Failure Modes and Edge Cases in Production Drift Detection
FALSE POSITIVES: EXPECTED VARIATION
The most common failure: alerting on normal variation. Daily patterns, weekly cycles, seasonal effects, and random sampling noise can trigger drift alerts even when nothing is wrong.
Mitigation: establish baseline variability. Track drift metrics over time. Set thresholds based on historical percentiles (e.g., alert only when drift exceeds 99th percentile of historical values). Account for known patterns (weekends, holidays) in baseline.
FALSE NEGATIVES: MISSED DRIFT
Segment-level drift: Aggregate drift metrics may be stable while specific segments drift significantly. A user segment comprising 5% of traffic could drift 10x normal levels without moving aggregate metrics.
Feature interaction drift: Individual features may be stable, but their joint distribution changes. Feature A and Feature B both stable individually, but their correlation shifts. Most drift detection misses this.
Mitigation: monitor segment-level metrics for high-priority segments. For feature interactions, monitor prediction distribution (captures joint effects) alongside individual features.
DATA QUALITY MASQUERADING AS DRIFT
Upstream pipeline failures can look like drift. A feature that suddenly becomes all zeros is not drift—it is a bug. A feature with missing values filled incorrectly changes distribution without real-world change.

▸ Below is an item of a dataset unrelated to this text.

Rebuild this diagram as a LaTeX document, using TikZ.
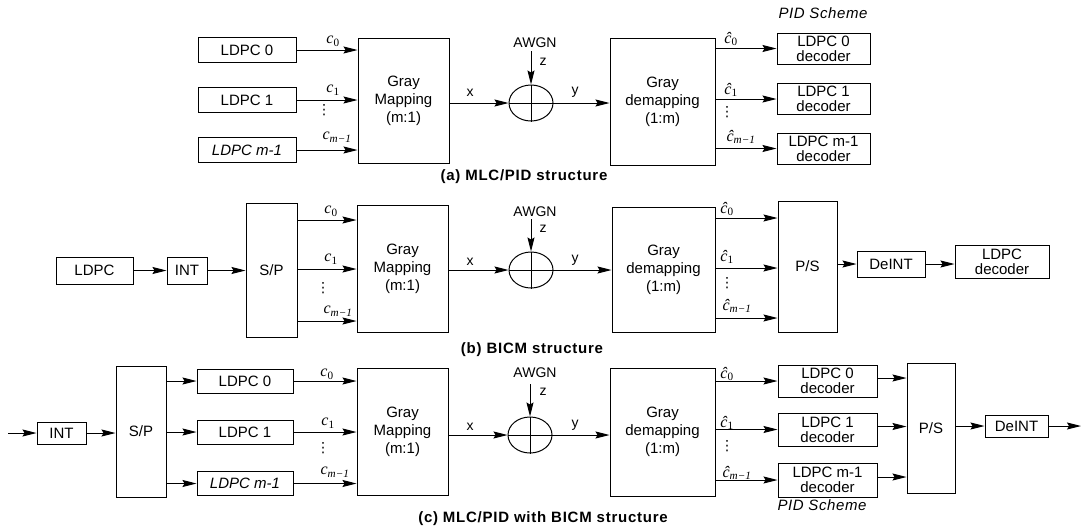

Distinguish drift from bugs: check data quality metrics (null rates, cardinality, value ranges) before investigating drift. A sudden spike in nulls is a pipeline issue, not drift.
THRESHOLD SENSITIVITY
Thresholds that are too tight create alert fatigue. Thresholds too loose miss real drift. There is no universal right threshold—it depends on feature stability, business impact of drift, and tolerance for false alarms.